Na semana que se seguiu à morte de Nava, não faltava notícia. Tinha havido uma inédita rebelião de bóias-frias em São Paulo. O PMDB decidira disputar a sucessão do general-presidente João Figueiredo no Colégio Eleitoral, e eram cada vez maiores os indícios de que o governador de Minas, Tancredo Neves, sairia candidato. O ex-craque Edu, irmão de Zico, assumira como técnico da seleção brasileira de futebol. O cinema brasileiro vivia uma fase suficientemente movimentada para merecer uma reportagem de capa de 8 páginas e 2 boxes. O ataque de um jato Phantom F-4 iraniano a um superpetroleiro saudita ameaçava alastrar a guerra Irã-Iraque pelo Oriente Médio. E assim por diante.
Descumprindo um dever
Esses e outros temas jorravam sobre minha mesa na forma de laudas. Mário resolveu ler algumas matérias e me disse que não me preocupasse com o caso Nava – um dos últimos textos a fechar, na tarde de uma quinta-feira (a revista reservava a manhã de sexta para os assuntos quentes, normalmente nas áreas política, econômica e internacional). Ele trataria diretamente com Zuenir. Avisou também o editor de Cultura, Geraldo Mayrink, que ainda hoje se lembra de que, depois disso, recebeu do diretor a matéria já cortada para que se procedesse ao fechamento. Mayrink não contestou a decisão de suprimir o parágrafo e nunca chegou a saber dos detalhes que Zuenir passara a Mário Alberto e que hoje estão em Minhas Histórias dos Outros.

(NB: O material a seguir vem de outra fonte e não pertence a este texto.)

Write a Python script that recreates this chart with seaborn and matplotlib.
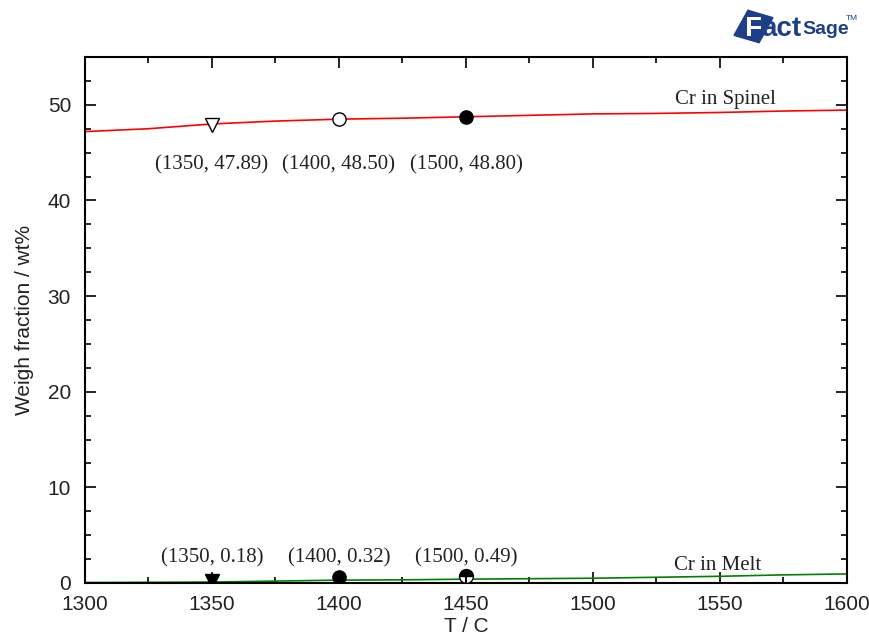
import matplotlib
matplotlib.use("Agg")
import matplotlib.pyplot as plt
import seaborn as sns
import pandas as pd
from matplotlib.ticker import MultipleLocator
from matplotlib.patches import Rectangle
import matplotlib.patheffects as pe

sns.set_theme(style="white")
plt.rcParams['font.family'] = ['Liberation Sans', 'DejaVu Sans']

# Data
temps = [1300, 1325, 1350, 1375, 1400, 1425, 1450, 1475, 1500, 1525, 1550, 1575, 1600]
cr_spinel = [47.2, 47.5, 48.0, 48.3, 48.5, 48.6, 48.75, 48.9, 49.05, 49.1, 49.2, 49.35, 49.45]
cr_melt = [0.05, 0.07, 0.1, 0.2, 0.3, 0.33, 0.4, 0.45, 0.5, 0.6, 0.7, 0.85, 0.95]

pt_x = [1350, 1400, 1450]
pt_spinel = [47.89, 48.50, 48.70]
pt_melt = [0.25, 0.65, 0.75]
spinel_labels = ["(1350, 47.89)", "(1400, 48.50)", "(1500, 48.80)"]
melt_labels = ["(1350, 0.18)", "(1400, 0.32)", "(1500, 0.49)"]

df = pd.DataFrame({"T": temps, "Spinel": cr_spinel, "Melt": cr_melt})

W, H = 870, 634
fig = plt.figure(figsize=(8.7, 6.34), dpi=100)
ax = fig.add_axes([85/W, 1-583/H, (847-85)/W, (583-57)/H])

sns.lineplot(data=df, x="T", y="Spinel", color="#ff0000", lw=1.2, ax=ax)
sns.lineplot(data=df, x="T", y="Melt", color="#008000", lw=1.2, ax=ax)

# Spinel markers
ax.plot(pt_x[0], pt_spinel[0], marker='v', ms=10, mfc='white', mec='black', mew=1, ls='none', zorder=5)
ax.plot(pt_x[1], pt_spinel[1], marker='o', ms=9.5, mfc='white', mec='black', mew=1, ls='none', zorder=5)
ax.plot(pt_x[2], pt_spinel[2], marker='o', ms=9.5, mfc='black', mec='black', mew=1, ls='none', zorder=3)
# Melt markers
ax.plot(pt_x[0], pt_melt[0], marker='v', ms=10, mfc='black', mec='black', ls='none', zorder=5)
ax.plot(pt_x[1], pt_melt[1], marker='o', ms=9.5, mfc='black', mec='black', ls='none', zorder=5)
ax.plot([pt_x[2], pt_x[2]], [0, pt_melt[2]], color='black', lw=1.5, zorder=5)
ax.plot(pt_x[2], pt_melt[2], marker='o', ms=10, fillstyle='top', mfc='black',
        markerfacecoloralt='white', mec='black', mew=1, ls='none', zorder=4)

serif = ['Liberation Serif', 'DejaVu Serif']
for x, lab in zip(pt_x, spinel_labels):
    ax.text(x, 43.7, lab, ha='center', va='center', fontsize=15, family=serif, color='#222222')
for x, lab in zip(pt_x, melt_labels):
    ax.text(x, 2.6, lab, ha='center', va='center', fontsize=15, family=serif, color='#222222')
ax.text(1552, 50.6, "Cr in Spinel", ha='center', va='center', fontsize=15, family=serif, color='#222222')
ax.text(1549, 1.85, "Cr in Melt", ha='center', va='center', fontsize=15, family=serif, color='#222222')

ax.set_xlim(1300, 1600)
ax.set_ylim(0, 55)
ax.xaxis.set_major_locator(MultipleLocator(50))
ax.xaxis.set_minor_locator(MultipleLocator(25))
ax.yaxis.set_major_locator(MultipleLocator(10))
ax.yaxis.set_minor_locator(MultipleLocator(2.5))
ax.tick_params(which='both', direction='in', top=True, right=True, bottom=True, left=True,
               colors='black', labelcolor='#222222', width=1.2)
ax.tick_params(which='major', length=8, labelsize=15)
ax.tick_params(axis='x', which='major', pad=9)
ax.tick_params(axis='y', which='major', pad=10)
ax.tick_params(which='minor', length=4)
for s in ax.spines.values():
    s.set_color('black')
    s.set_linewidth(1.5)

ax.set_xlabel("T / C", fontsize=15, color='#222222', va='center')
ax.xaxis.set_label_coords(0.5, (583 - 626) / 526)
ax.set_ylabel("Weigh fraction / wt%", fontsize=15, color='#222222', va='center')
ax.yaxis.set_label_coords((25 - 85) / 762, 0.5)

# FactSage logo (approximation)
blue = '#1c3f87'
fig.patches.append(Rectangle((740/W, 1-40/H), 27/W, 27/H, angle=-22, color=blue,
                             transform=fig.transFigure, figure=fig, rotation_point='center'))
fig.text(745/W, 1-29/H, "F", fontsize=20, fontweight='bold', color='white', va='center', ha='left',
         path_effects=[pe.withStroke(linewidth=1.5, foreground=blue)])
fig.text(761/W, 1-29/H, "act", fontsize=20, fontweight='bold', color=blue, va='center', ha='left')
fig.text(802/W, 1-29/H, "Sage", fontsize=14, fontweight='bold', color=blue, va='center', ha='left')
fig.text(846/W, 1-19/H, "TM", fontsize=6, color=blue, va='center', ha='left')

fig.savefig("out.png", dpi=100)
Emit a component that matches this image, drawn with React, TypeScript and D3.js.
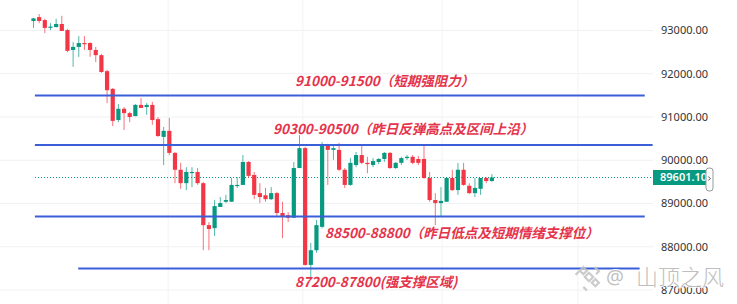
import React from "react";
import * as d3 from "d3";

// Hourly candles (open / high / low / close)
const opens = [
  93220, 93310, 93240, 93070, 93080, 93150, 93010, 92550, 92620, 92710,
  92710, 92550, 92430, 92060, 91650, 90930, 91190, 91090, 91020, 91280,
  91230, 91280, 90950, 90540, 90680, 90170, 89780, 89470, 89710, 89730,
  89470, 88500, 88430, 88920, 89040, 89040, 89410, 89430, 89960, 89660,
  89240, 89190, 89100, 89240, 88780, 88730, 88670, 89820, 90280, 87580,
  87920, 88460, 90350, 90240, 90240, 89780, 89430, 89890, 90120, 89940,
  89890, 89960, 90030, 90170, 89820, 89940, 90050, 90080, 90030, 90030,
  89590, 89080, 89010, 89040, 89590, 89310, 89780, 89410, 89240, 89340,
  89590, 89520,
];
const highs = [
  93290, 93380, 93270, 93170, 93270, 93340, 93040, 92730, 92870, 92870,
  92730, 92620, 92460, 92090, 91670, 91300, 91230, 91120, 91300, 91440,
  91320, 91350, 91000, 90770, 90980, 90190, 89940, 89840, 89840, 89820,
  89500, 88570, 89080, 89150, 89200, 89590, 89610, 90120, 89980, 89730,
  89470, 89360, 89380, 89270, 89040, 88800, 89960, 90580, 90310, 88090,
  88620, 90420, 90380, 90330, 90400, 89820, 90050, 90190, 90350, 90080,
  90050, 90050, 90190, 90190, 89960, 90080, 90120, 90120, 90100, 90330,
  89730, 89240, 89380, 89610, 89780, 89940, 89940, 89470, 89590, 89590,
  89610, 89680,
];
const lows = [
  93060, 93170, 92940, 93010, 93070, 92990, 92500, 92160, 92390, 92550,
  92390, 92270, 92020, 91320, 90790, 90880, 90700, 90880, 91020, 91210,
  91050, 90820, 90540, 89890, 90120, 89470, 89340, 89310, 89380, 89430,
  87920, 87920, 88250, 88920, 89010, 89040, 89360, 89430, 89590, 89100,
  89010, 89040, 89080, 88710, 88200, 88570, 88670, 89820, 87560, 87300,
  87860, 88430, 89430, 90010, 89750, 89360, 89410, 89840, 89910, 89700,
  89840, 89910, 89960, 89800, 89800, 89890, 90010, 89910, 89890, 89570,
  89040, 88500, 88710, 89040, 89290, 89200, 89410, 89220, 89150, 89200,
  89470, 89500,
];
const closes = [
  93280, 93220, 93060, 93090, 93150, 92990, 92530, 92620, 92710, 92690,
  92550, 92430, 92040, 91620, 90910, 91190, 91090, 91000, 91280, 91210,
  91280, 90930, 90560, 90680, 90170, 89780, 89470, 89730, 89730, 89470,
  88500, 88410, 88940, 89010, 89080, 89430, 89430, 89960, 89640, 89200,
  89150, 89100, 89240, 88780, 88710, 88670, 89820, 90280, 87580, 87920,
  88500, 90350, 90240, 90280, 89780, 89430, 89940, 90120, 89940, 89910,
  89980, 90030, 90170, 89820, 89940, 90050, 90080, 89940, 89940, 89590,
  89080, 89010, 89060, 89590, 89310, 89780, 89430, 89240, 89360, 89590,
  89520, 89601.1,
];

// Price axis ticks
const tickValues = [87000, 88000, 89000, 90000, 91000, 92000, 93000];

// Key levels drawn as horizontal lines, with their notes
const levelPrices = [91500, 90350, 88700, 87500];
const levelNotes = [
  "91000-91500（短期强阻力）",
  "90300-90500（昨日反弹高点及区间上沿）",
  "88500-88800（昨日低点及短期情绪支撑位）",
  "87200-87800(强支撑区域)",
];

// Layout of the level lines (in candle-index units) and of the notes
const levelFrom = [0.25, 0.25, 0.25, 7.9];
const levelTo = [108, 109.4, 108, 107.1];
const noteX = [295, 273, 325, 295];
const noteY = [86, 134, 238, 287];

const W = 737;
const H = 304;
const UP = "#089981";
const DOWN = "#f23645";
const LEVEL = "#3a5fd8";
const NOTE = "#e5334b";

export default function App() {
  const x = d3.scaleLinear().domain([0, 81]).range([33.5, 491.9]);
  const y = d3.scaleLinear().domain([87000, 93000]).range([290, 30.5]);
  const last = closes[closes.length - 1];
  const plotRight = 653;
  const vGrid = [23.8, 47.6, 72.2, 96.2].map((i) => x(i));
  const fmt = d3.format(".2f");

  const candles = opens.map((o, i) => ({
    o,
    h: highs[i],
    l: lows[i],
    c: closes[i],
    up: closes[i] >= o,
  }));

  return (
    <svg
      width={W}
      height={H}
      style={{ position: "fixed", left: 0, top: 0, background: "#fff" }}
    >
      <rect x={0} y={0} width={W} height={H} fill="#fff" />

      {/* grid */}
      {tickValues.map((t) => (
        <line
          key={"hg" + t}
          x1={0}
          x2={plotRight}
          y1={y(t)}
          y2={y(t)}
          stroke="#f0f1f4"
          strokeWidth={1}
        />
      ))}
      {vGrid.map((gx, i) => (
        <line
          key={"vg" + i}
          x1={gx}
          x2={gx}
          y1={0}
          y2={H}
          stroke="#f2f3f5"
          strokeWidth={1}
        />
      ))}

      {/* last price line */}
      <line
        x1={35}
        x2={plotRight}
        y1={y(last)}
        y2={y(last)}
        stroke={UP}
        strokeWidth={1}
        strokeDasharray="1 2"
      />

      {/* candles */}
      <g>
        {candles.map((d, i) => {
          const cx = x(i);
          const top = y(Math.max(d.o, d.c));
          const bot = y(Math.min(d.o, d.c));
          const col = d.up ? UP : DOWN;
          return (
            <g key={i}>
              <line
                x1={cx}
                x2={cx}
                y1={y(d.h)}
                y2={y(d.l)}
                stroke={col}
                strokeWidth={1}
                strokeOpacity={0.7}
              />
              <rect
                x={cx - 2.1}
                y={top}
                width={4.2}
                height={Math.max(1.2, bot - top)}
                fill={col}
              />
            </g>
          );
        })}
      </g>

      {/* key levels */}
      {levelPrices.map((p, i) => (
        <line
          key={"lv" + i}
          x1={x(levelFrom[i])}
          x2={x(levelTo[i])}
          y1={y(p)}
          y2={y(p)}
          stroke={LEVEL}
          strokeWidth={2}
        />
      ))}
      {levelNotes.map((t, i) => (
        <text
          key={"nt" + i}
          x={noteX[i]}
          y={noteY[i]}
          fill={NOTE}
          fontFamily="'Noto Sans CJK SC', 'Noto Sans', sans-serif"
          fontWeight="bold"
          fontStyle="italic"
          fontSize={13.5}
        >
          {t}
        </text>
      ))}

      {/* price axis */}
      {tickValues.map((t) => (
        <text
          key={"tk" + t}
          x={661}
          y={y(t)}
          dy="0.35em"
          fill="#333"
          fontFamily="'Noto Sans', 'Liberation Sans', sans-serif"
          fontSize={11}
        >
          {fmt(t)}
        </text>
      ))}

      {/* last price tag */}
      <rect x={653} y={y(last) - 7.5} width={54} height={15} fill={UP} />
      <text
        x={660}
        y={y(last)}
        dy="0.35em"
        fill="#fff"
        fontFamily="'Noto Sans', 'Liberation Sans', sans-serif"
        fontWeight={600}
        fontSize={11}
      >
        {fmt(last)}
      </text>
      <rect
        x={706}
        y={y(last) - 9.5}
        width={7}
        height={23}
        rx={3}
        fill="#fff"
        stroke="#9a9a9a"
        strokeWidth={1}
      />
      <path
        d={`M708.3,${y(last) - 1} l2,2 l-2,2`}
        fill="none"
        stroke="#444"
        strokeWidth={1}
      />

      {/* author mark */}
      <g opacity={0.85}>
        <g
          transform="translate(589,277) rotate(45)"
          fill="none"
          stroke="#c4c4c4"
          strokeWidth={2.2}
        >
          <rect x={-3} y={-3} width={6} height={6} />
          <rect x={-11} y={-3} width={5} height={5} />
          <rect x={6} y={-3} width={5} height={5} />
          <path d="M-3,-11 L3,-11 L3,-7" />
          <path d="M-11,8 L-11,3" />
          <path d="M8,11 L3,11" />
        </g>
        <text
          x={606}
          y={284}
          fill="#b8b8b8"
          stroke="#fff"
          strokeWidth={2}
          paintOrder="stroke"
          fontFamily="'Noto Sans', sans-serif"
          fontSize={20}
        >
          @
        </text>
        <text
          x={636}
          y={285}
          fill="#b4b4b4"
          stroke="#fff"
          strokeWidth={2}
          paintOrder="stroke"
          fontFamily="'Noto Sans CJK SC', sans-serif"
          fontSize={22}
          fontWeight={300}
        >
          山顶之风
        </text>
      </g>
    </svg>
  );
}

No final das contas, IstoÉ saiu com três páginas sobre a morte de Nava, lembrando que a obra do escritor ‘pela variedade, costuma ser comparada ao mesmo tempo à de Euclides da Cunha, Machado de Assis e até mesmo à de Marcel Proust, pela capacidade de reconstituição do passado’. Sobre o suicídio, o texto estava crivado de palavras como ‘enigma’ e ‘mistério’. Havia algum subtexto – a lembrança da pouco conhecida preocupação do autor com o erotismo, uma frase pinçada de uma entrevista em que ele dizia não ter ‘preconceito moral, preconceito de espécie alguma’, a declaração de um parente de que ‘se ele morreu para ocultar alguma coisa, essa coisa deve permanecer oculta’.
Mas a chave para explicar o desaparecimento de um dos maiores escritores brasileiros de todos os tempos fora omitida dos leitores, como de resto fez toda a grande mídia na época. Hoje, não tenho a menor dúvida de que descumprimos nosso dever de jornalistas e deixamos de lado nossa missão para com o leitor no episódio porque a existência do michê, e a possível chantagem, constituíam circunstâncias absolutamente relevantes sobre o suicídio de uma figura pública. Com sua omissão, deixamos sem explicação para os leitores um acontecimento dramático que, sim, tinha ali uma explicação plausível.
O livro de Zuenir deixou bem claro para mim que um pedaço desse papelão me coube. A sobrecarga de trabalho não impedia que dedicasse um mínimo de atenção a um assunto tão relevante. Disso me arrependo ainda hoje.